Если кто-либо говорит, что для решения экологических проблем – от изменения климата и вымирания видов до истощения всех природных систем – надо опираться не на государственные запреты и регулирование, а на инновации и технологические прорывы, то в принципе он имеет в виду примерно следующее.
Технический прогресс помог эксплуатировать природу ради экономического роста. Теперь он должен помочь эксплуатировать природу менее интенсивно, не мешая при этом ВВП продолжать расти. Спасти планету, не нанося удара по нашему благосостоянию. Быть устойчивым, ничем не жертвуя. Наоборот, это даже выгодно: потому что даже если цены далеки от того, чтобы отражать истинные экологические издержки, снижение потребления ресурсов в любом случае экономически оправдано. Эта идея о так называемом простом разрыве взаимосвязи долго вызывала у многих восторг, потому что казалось, что он даст возможность достичь необходимых перемен так, что люди этого даже не почувствуют.
Продолжаем как раньше – только с большей эффективностью.
И что, так получится?
Первый намек на то, что одного технического прогресса явно недостаточно, высказал еще 150 лет назад английский экономист Уильям Стэнли Джевонс. Он заметил, что потребление угля в Великобритании в начале XIX столетия резко возросло, хотя Джеймс Уатт уже настолько усовершенствовал свою паровую машину, что для нее требовалось втрое меньше угля, чем раньше. Здесь такая же ситуация, как с электрическими лампочками. Новая техника позволяла экономить ресурсы и поэтому быстро распространялась, что в целом приводило к росту потребления, которое, таким образом, уничтожало результаты экономии или даже превосходило изначальный расход.
«Совершенно неверно считать, что эффективное использование топлива означает уменьшение его потребления, – все обстоит ровно наоборот» [ [29]] – к такому выводу, который назовут парадоксом Джевонса, а позже будут описывать как эффект рикошета, пришел ученый.
Для страны, индустриализация и головокружительный экономический подъем которой во многом зависели от внутренней добычи угля, эта закономерность имела огромное значение: более эффективные машины часто не сокращали потребление сырья – напротив, из-за них снижались цены, а значит, возрастал спрос на товары, производство которых требовало все большей энергии, – так раскручивалась спираль экономического роста. Вместо того чтобы отдалить наступление энергетического кризиса, машины его приближали.
Что же делать?
За 100 лет до того, как человечество осознало, что живет в новой реальности и хозяйствует не в пустом, а в полном мире, британцы благодаря своему углю уже столкнулись с этой проблемой.

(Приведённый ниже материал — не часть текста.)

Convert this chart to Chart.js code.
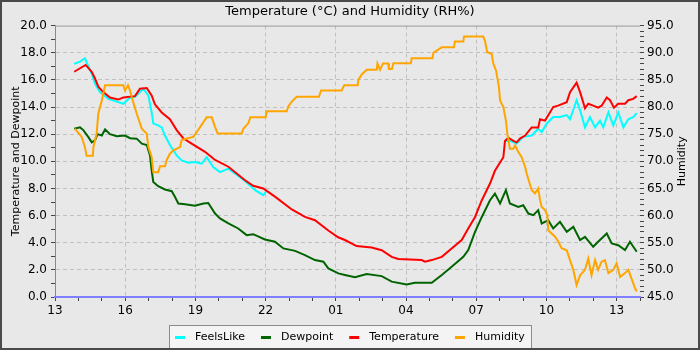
<!DOCTYPE html>
<html>
<head>
<meta charset="utf-8">
<script src="https://cdn.jsdelivr.net/npm/chart.js@4.4.1/dist/chart.umd.min.js"></script>
<style>
  html, body { margin: 0; padding: 0; background: #e8e8e8; }
</style>
</head>
<body>
<canvas id="chart" width="700" height="350"></canvas>
<script>
// hours counted from 13:00 on the first day
const tempHours = [0.82,1.31,1.57,1.71,1.85,2.06,2.35,2.70,2.92,3.42,3.63,3.92,4.13,4.27,4.56,4.91,5.20,5.48,5.84,6.41,6.84,7.41,8.12,8.47,8.90,9.40,10.12,10.68,11.11,11.68,12.10,12.39,12.89,13.53,13.96,14.39,14.67,15.67,15.81,16.10,16.53,16.95,17.38,17.66,17.95,18.24,18.59,18.80,19.16,19.23,19.37,19.59,19.73,19.87,20.09,20.37,20.65,20.73,20.94,21.08,21.29,21.50,21.87,22.01,22.29,22.44,22.65,22.79,23.00,23.21,23.36,23.58,23.72,23.89,24.07,24.36,24.50,24.71,24.86];
const temperature = [16.6,17.1,16.6,16.1,15.5,15.1,14.7,14.55,14.7,14.8,15.35,15.4,14.85,14.2,13.6,13.1,12.3,11.7,11.3,10.7,10.1,9.6,8.6,8.2,8.0,7.4,6.45,5.9,5.66,4.9,4.4,4.2,3.75,3.65,3.45,2.96,2.8,2.72,2.6,2.72,2.96,3.58,4.2,5.05,5.9,7.13,8.36,9.3,10.3,11.5,11.74,11.5,11.4,11.67,11.9,12.5,12.5,13.1,13.0,13.4,14.0,14.1,14.36,15.1,15.8,15.1,13.9,14.24,14.1,13.95,14.1,14.7,14.5,13.95,14.24,14.24,14.5,14.6,14.8];

const dewHours = [0.82,1.07,1.21,1.42,1.57,1.71,1.82,2.00,2.14,2.35,2.64,2.99,3.21,3.49,3.71,3.92,4.06,4.13,4.20,4.41,4.70,4.99,5.13,5.27,5.56,5.98,6.34,6.55,6.84,7.05,7.41,7.83,8.19,8.47,8.97,9.40,9.76,10.26,10.68,11.11,11.47,11.68,12.11,12.39,12.82,13.32,13.96,14.39,15.03,15.38,16.10,16.53,16.95,17.45,17.66,17.95,18.24,18.59,18.80,19.02,19.27,19.44,19.80,20.01,20.23,20.44,20.65,20.80,21.08,21.29,21.58,21.87,22.15,22.44,22.65,23.00,23.21,23.58,23.79,24.07,24.36,24.57,24.86];
const dewpoint = [12.4,12.5,12.3,11.8,11.4,11.55,12.0,11.9,12.35,12.0,11.85,11.9,11.7,11.67,11.3,11.2,10.44,9.34,8.48,8.16,7.92,7.8,7.37,6.89,6.84,6.72,6.89,6.93,6.15,5.79,5.42,5.05,4.56,4.63,4.24,4.07,3.58,3.4,3.09,2.72,2.6,2.11,1.74,1.62,1.45,1.69,1.54,1.13,0.93,1.05,1.05,1.62,2.23,2.96,3.46,4.8,5.9,7.13,7.62,6.89,7.87,6.89,6.64,6.76,6.15,6.03,6.4,5.42,5.66,5.05,5.54,4.8,5.17,4.2,4.43,3.7,4.07,4.68,3.95,3.82,3.46,4.07,3.33];

// null where FeelsLike sits on the Temperature line
const feelsHours = [0.82,1.07,1.28,1.35,1.57,1.71,1.92,2.28,2.64,2.92,3.21,3.42,3.77,3.99,4.13,4.20,4.41,4.56,4.70,4.91,5.20,5.41,5.70,5.98,6.27,6.48,6.76,7.05,7.41,8.12,8.55,8.90,9.05,9.10,19.23,19.44,19.73,20.01,20.37,20.65,20.80,21.01,21.29,21.58,21.87,22.01,22.29,22.44,22.65,22.86,23.08,23.29,23.43,23.65,23.86,24.07,24.29,24.50,24.71,24.86];
const feelsLike = [17.18,17.35,17.6,17.3,16.45,15.7,15.1,14.6,14.4,14.24,14.7,14.75,15.35,14.85,13.6,12.8,12.65,12.5,11.9,11.2,10.44,10.07,9.9,9.95,9.83,10.3,9.58,9.2,9.46,8.55,7.87,7.5,7.85,null,11.5,11.5,11.3,11.8,11.9,12.4,12.15,12.77,13.26,13.26,13.4,13.1,14.5,13.75,12.5,13.26,12.5,13.0,12.5,13.6,12.65,13.6,12.5,13.1,13.26,13.55];

const humHours = [0.85,1.14,1.28,1.35,1.62,1.64,1.78,1.85,2.00,2.14,2.92,2.99,3.12,3.21,3.28,3.49,3.71,3.92,3.99,4.13,4.20,4.41,4.49,4.70,4.77,4.91,5.06,5.34,5.41,5.63,5.91,6.06,6.20,6.34,6.48,6.70,6.84,6.95,7.98,8.05,8.26,8.35,9.00,9.05,9.90,9.97,10.12,10.33,11.28,11.37,12.25,12.36,12.94,12.96,13.11,13.32,13.75,13.78,13.89,14.02,14.24,14.27,14.40,14.46,15.21,15.24,16.13,16.17,16.53,17.05,17.09,17.45,17.48,18.30,18.38,18.47,18.66,18.73,18.85,18.97,19.02,19.16,19.27,19.33,19.44,19.59,19.66,19.80,19.94,20.09,20.16,20.37,20.51,20.65,20.73,20.80,20.94,21.04,21.08,21.37,21.51,21.65,21.87,22.01,22.15,22.29,22.44,22.65,22.79,22.93,23.08,23.21,23.36,23.50,23.65,23.86,24.00,24.15,24.36,24.50,24.64,24.79,24.86];
const humidity = [76.0,74.5,72.6,71.0,71.0,72.6,75.1,78.8,81.2,84.0,84.0,83.05,84.0,83.0,81.8,78.8,76.0,75.1,72.6,70.8,68.0,68.0,69.1,69.1,70.2,71.4,72.0,72.6,73.9,74.2,74.5,75.4,76.3,77.2,78.1,78.1,76.3,75.1,75.1,76.0,77.0,78.1,78.1,79.2,79.2,80.1,81.0,81.9,81.9,83.05,83.05,84.0,84.0,85.0,86.0,86.85,86.85,88.0,86.85,88.0,88.0,87.0,87.0,88.07,88.07,89.0,89.0,90.0,91.0,91.0,92.06,92.06,93.0,93.0,92.1,90.1,89.8,88.0,86.7,83.7,81.2,80.0,77.5,75.1,72.3,72.3,72.9,71.7,70.8,69.0,67.7,64.7,64.1,65.0,62.8,61.6,61.0,60.1,57.3,56.1,55.2,54.0,53.6,51.8,50.0,47.2,49.0,50.0,52.1,49.0,51.8,50.0,51.5,51.8,49.4,50.0,51.2,48.7,49.4,50.0,48.4,46.6,46.0];

const seriesNames = ["FeelsLike", "Dewpoint", "Temperature", "Humidity"];
const seriesColors = ["#00ffff", "#006400", "#ff0000", "#ffa500"];

function points(hours, values) {
  return hours.map((h, i) => ({ x: h, y: values[i] }));
}

function hourLabel(v) {
  if (v % 3 !== 0) return "";
  return String((13 + v) % 24).padStart(2, "0");
}

const GRID = "#c0c0c0";
const FONT = "'DejaVu Sans', sans-serif";

Chart.defaults.font.family = FONT;
Chart.defaults.color = "#000";

// legend box under the axis, frame round the picture, right axis title
const framePlugin = {
  id: "frame",
  beforeDraw(c) {
    const ctx = c.ctx;
    ctx.save();
    ctx.fillStyle = "#e8e8e8";
    ctx.fillRect(0, 0, c.width, c.height);
    ctx.restore();
  },
  afterDraw(c) {
    const ctx = c.ctx;
    const a = c.chartArea;
    ctx.save();
    ctx.strokeStyle = "#999";
    ctx.lineWidth = 1;
    ctx.beginPath();
    ctx.moveTo(a.left, a.top + 0.5);
    ctx.lineTo(a.right, a.top + 0.5);
    ctx.stroke();

    ctx.save();
    ctx.translate(682, (a.top + a.bottom) / 2);
    ctx.rotate(-Math.PI / 2);
    ctx.fillStyle = "#000";
    ctx.font = "11px " + FONT;
    ctx.textAlign = "center";
    ctx.textBaseline = "middle";
    ctx.fillText("Humidity", 0, 0);
    ctx.restore();

    // legend
    ctx.font = "11px " + FONT;
    const items = c.data.datasets.map(d => ({ text: d.label, color: d.borderColor, w: ctx.measureText(d.label).width }));
    const mark = 10, gap = 10, spacing = 16, pad = 6;
    let total = pad * 2 + spacing * (items.length - 1);
    items.forEach(it => { total += mark + gap + it.w; });
    const left = Math.round(c.width / 2 - total / 2);
    const top = 325, h = 24, cy = 337;
    ctx.fillStyle = "#f4f4f4";
    ctx.fillRect(left, top, total, h);
    ctx.strokeStyle = "#8c8c8c";
    ctx.strokeRect(left + 0.5, top + 0.5, Math.round(total), h);
    let x = left + pad;
    items.forEach(it => {
      ctx.fillStyle = it.color;
      ctx.fillRect(x, cy - 1, mark, 3);
      ctx.fillStyle = "#000";
      ctx.textAlign = "left";
      ctx.textBaseline = "middle";
      ctx.fillText(it.text, x + mark + gap, cy);
      x += mark + gap + it.w + spacing;
    });

    ctx.strokeStyle = "#4a4a4a";
    ctx.lineWidth = 2;
    ctx.strokeRect(1, 1, c.width - 2, c.height - 2);
    ctx.restore();
  }
};

const ctx = document.getElementById("chart").getContext("2d");
const chart = new Chart(ctx, {
  type: "line",
  data: {
    datasets: [
      { label: seriesNames[0], data: points(feelsHours, feelsLike), yAxisID: "y", order: 4 },
      { label: seriesNames[1], data: points(dewHours, dewpoint), yAxisID: "y", order: 3 },
      { label: seriesNames[2], data: points(tempHours, temperature), yAxisID: "y", order: 2 },
      { label: seriesNames[3], data: points(humHours, humidity), yAxisID: "y1", order: 1 }
    ].map((d, i) => Object.assign(d, {
      borderColor: seriesColors[i],
      backgroundColor: seriesColors[i],
      borderWidth: 2,
      pointRadius: 0,
      tension: 0,
      spanGaps: false
    }))
  },
  options: {
    responsive: false,
    animation: false,
    layout: { padding: { left: 0, right: 0, top: 0, bottom: 28 } },
    plugins: {
      title: {
        display: true,
        text: "Temperature (°C) and Humidity (RH%)",
        font: { size: 13, weight: "normal" },
        color: "#000",
        padding: { top: 4, bottom: 6 }
      },
      legend: { display: false },
      tooltip: { enabled: false }
    },
    scales: {
      x: {
        type: "linear",
        min: 0,
        max: 25,
        afterFit: s => { s.height = 25; },
        ticks: {
          stepSize: 1,
          autoSkip: false,
          maxRotation: 0,
          font: { size: 12 },
          padding: 3,
          callback: v => hourLabel(v)
        },
        grid: {
          color: c => (c.tick && c.tick.value % 3 === 0 && c.tick.value > 0 && c.tick.value < 25) ? GRID : "rgba(0,0,0,0)",
          tickColor: "#444",
          tickLength: 4,
          tickBorderDash: []
        },
        border: { color: "#8080ff", width: 2, dash: [4, 3] }
      },
      y: {
        position: "left",
        min: 0,
        max: 20,
        afterFit: s => { s.width = 55; },
        ticks: {
          stepSize: 1,
          autoSkip: false,
          font: { size: 12 },
          padding: 4,
          callback: v => (v % 2 === 0 ? v.toFixed(1) : "")
        },
        grid: {
          color: c => (c.tick && c.tick.value % 2 === 0 && c.tick.value > 0 && c.tick.value < 20) ? GRID : "rgba(0,0,0,0)",
          tickColor: "#444",
          tickLength: 4,
          tickBorderDash: []
        },
        border: { color: "#888", width: 1, dash: [4, 3] },
        title: {
          display: true,
          text: "Temperature and Dewpoint",
          font: { size: 11 },
          color: "#000",
          padding: { top: 10, bottom: 0 }
        }
      },
      y1: {
        position: "right",
        min: 45,
        max: 95,
        afterFit: s => { s.width = 60; },
        ticks: {
          stepSize: 1,
          autoSkip: false,
          font: { size: 12 },
          padding: 3,
          callback: v => (v % 5 === 0 ? v.toFixed(1) : "")
        },
        grid: {
          drawOnChartArea: false,
          tickColor: "#444",
          tickLength: 4
        },
        border: { display: false }
      }
    }
  },
  plugins: [framePlugin]
});
</script>
</body>
</html>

Хотите знать, какое решение они придумали?
Никакого, потому что кое-что помешало им думать.
Что это было?
Нефть.
Прошло всего несколько десятилетий, и еще до того, как запасы сырья в колониях стали истощаться, в США начали добычу этого нового энергоносителя. Наступила эпоха, когда, казалось, человечество получило доступ к неограниченному источнику энергии. Парадокс Джевонса был забыт. Нефть стала горючим для бесконечного экономического роста, казавшегося основой всеобщего благосостояния. После Второй мировой войны большая часть западных стран не только встали на этот путь развития, но и считали его единственно правильным. А большинству незападных такая модель представлялась пределом мечтаний и примером для подражания. По этому вопросу демократии и диктатуры придерживались одинакового мнения.
Неудивительно, что в таких обстоятельствах за сотню лет никто не вспомнил об эффекте рикошета. Неудивительно и то, что отношение к этому феномену резко изменилось в последнее время. Дело в том, что мечта о простом разрыве взаимосвязи кажется все менее осуществимой.
Возьмем, например, автомобили.
Средний «Фольксваген-жук» в середине 1950-х потреблял 7,5 л бензина на 100 км пути. В конце 1990-х годов его преемнику VW New Beetle требовалось примерно столько же. Между этими двумя моделями – 40 лет технического развития, работы инженеров и стремления к эффективности.
Куда все это делось?
Конечно, над новым «жуком» потрудились. У него было не 30 лошадиных сил, как у старого, а 90 или 115 – в зависимости от двигателя, – и он уже мог достигать скорости не 110, а 160 км/ч. Уменьшение расхода горючего свели на нет увеличением мощности. Не экономили ни энергию, ни материалы – напротив, автомобиль теперь весил не 739, а 1200 кг [ [30]].